◆ **WORK TO DO**: Check every line below for the word "this" and copy each one that has it.

◆ **INFORMATION SUPPLIED**:
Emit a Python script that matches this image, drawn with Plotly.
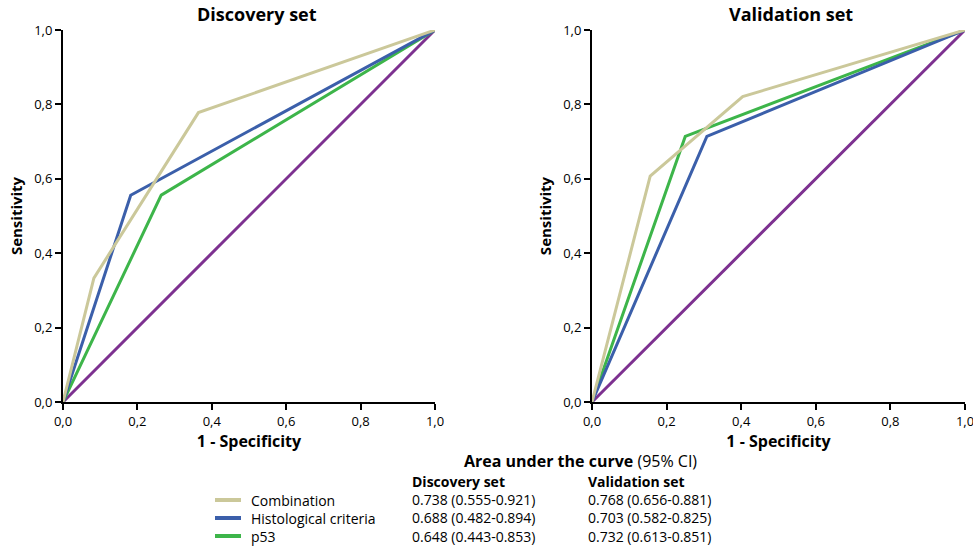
import plotly.graph_objects as go

# ROC curve points (1 - specificity, sensitivity)
disc_comb_x = [0, 0.083, 0.364, 1]
disc_comb_y = [0, 0.333, 0.778, 1]
disc_hist_x = [0, 0.182, 1]
disc_hist_y = [0, 0.556, 1]
disc_p53_x = [0, 0.264, 1]
disc_p53_y = [0, 0.556, 1]

val_comb_x = [0, 0.156, 0.404, 1]
val_comb_y = [0, 0.607, 0.821, 1]
val_hist_x = [0, 0.308, 1]
val_hist_y = [0, 0.714, 1]
val_p53_x = [0, 0.25, 1]
val_p53_y = [0, 0.714, 1]

ref_x = [0, 1]
ref_y = [0, 1]

series_names = ["Combination", "Histological criteria", "p53"]
series_colors = ["#cbc89a", "#3b5faa", "#3db54a"]
ref_color = "#7d3190"
auc_discovery = ["0.738 (0.555-0.921)", "0.688 (0.482-0.894)", "0.648 (0.443-0.853)"]
auc_validation = ["0.768 (0.656-0.881)", "0.703 (0.582-0.825)", "0.732 (0.613-0.851)"]

tick_vals = [0, 0.2, 0.4, 0.6, 0.8, 1.0]
tick_text = ["0,0", "0,2", "0,4", "0,6", "0,8", "1,0"]

FONT = "Open Sans"
fig = go.Figure()

panels = [
    ("x", "y", [(disc_comb_x, disc_comb_y), (disc_hist_x, disc_hist_y), (disc_p53_x, disc_p53_y)]),
    ("x2", "y2", [(val_comb_x, val_comb_y), (val_hist_x, val_hist_y), (val_p53_x, val_p53_y)]),
]
for xa, ya, curves in panels:
    fig.add_trace(go.Scatter(x=ref_x, y=ref_y, mode="lines", xaxis=xa, yaxis=ya,
                             line=dict(color=ref_color, width=3), showlegend=False,
                             cliponaxis=False))
    for (cx, cy), name, col in reversed(list(zip(curves, series_names, series_colors))):
        fig.add_trace(go.Scatter(x=cx, y=cy, mode="lines", name=name, xaxis=xa, yaxis=ya,
                                 line=dict(color=col, width=3), showlegend=False,
                                 cliponaxis=False))

axis_common = dict(range=[0, 1], tickvals=tick_vals, ticktext=tick_text, automargin=False,
                   showgrid=False, zeroline=False, showline=True, linecolor="black",
                   linewidth=2, ticks="outside", ticklen=6, tickwidth=2, tickcolor="black",
                   ticklabeloverflow="allow",
                   tickfont=dict(family=FONT, size=13, color="black"), fixedrange=True)
xtitle_font = dict(family=FONT, size=16, color="black")
ytitle_font = dict(family=FONT, size=15, color="black")
y_dom = [1 - 402 / 550, 1 - 30 / 550]
fig.update_layout(
    width=973, height=550, margin=dict(l=0, r=0, t=0, b=0),
    plot_bgcolor="white", paper_bgcolor="white",
    xaxis=dict(domain=[63 / 973, 435 / 973], anchor="y",
               title=dict(text="<b>1 - Specificity</b>", font=xtitle_font, standoff=5),
               **axis_common),
    yaxis=dict(domain=y_dom, anchor="x",
               title=dict(text="<b>Sensitivity</b>", font=ytitle_font, standoff=8),
               **axis_common),
    xaxis2=dict(domain=[592 / 973, 965 / 973], anchor="y2",
                title=dict(text="<b>1 - Specificity</b>", font=xtitle_font, standoff=5),
                **axis_common),
    yaxis2=dict(domain=y_dom, anchor="x2",
                title=dict(text="<b>Sensitivity</b>", font=ytitle_font, standoff=8),
                **axis_common),
)

def ann(text, x, y, size=14, xanchor="left", yanchor="middle"):
    fig.add_annotation(text=text, x=x, y=y, xref="paper", yref="paper", showarrow=False,
                       xanchor=xanchor, yanchor=yanchor, align="left",
                       font=dict(family=FONT, size=size, color="black"))

def px(xp):
    return xp / 973

def py(yp):
    return 1 - yp / 550

# panel titles
ann("<b>Discovery set</b>", px(257), py(14), size=18, xanchor="center")
ann("<b>Validation set</b>", px(791), py(14), size=18, xanchor="center")

# AUC table: heading, then one text block per column
ann("<b>Area under the curve</b> (95% CI)", px(580), py(461), size=16, xanchor="center")
row_y = [500, 518, 536]
table_top = py(470)
ann("<br>".join(series_names), px(249), py(489), yanchor="top")
ann("<br>".join(["<b>Discovery set</b>"] + auc_discovery), px(410), table_top, yanchor="top")
ann("<br>".join(["<b>Validation set</b>"] + auc_validation), px(586), table_top, yanchor="top")
for col, ry in zip(series_colors, row_y):
    fig.add_shape(type="line", xref="paper", yref="paper", x0=px(215), x1=px(241),
                  y0=py(ry), y1=py(ry), line=dict(color=col, width=4))

fig.write_html("out.html")
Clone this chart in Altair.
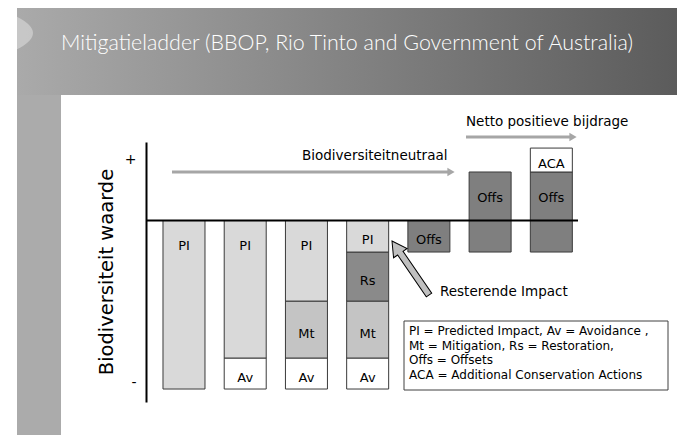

◆ **EXPECTED OUTPUT**:
Emit a Python script that matches this image, drawn with Plotly.
Clone this chart in Altair.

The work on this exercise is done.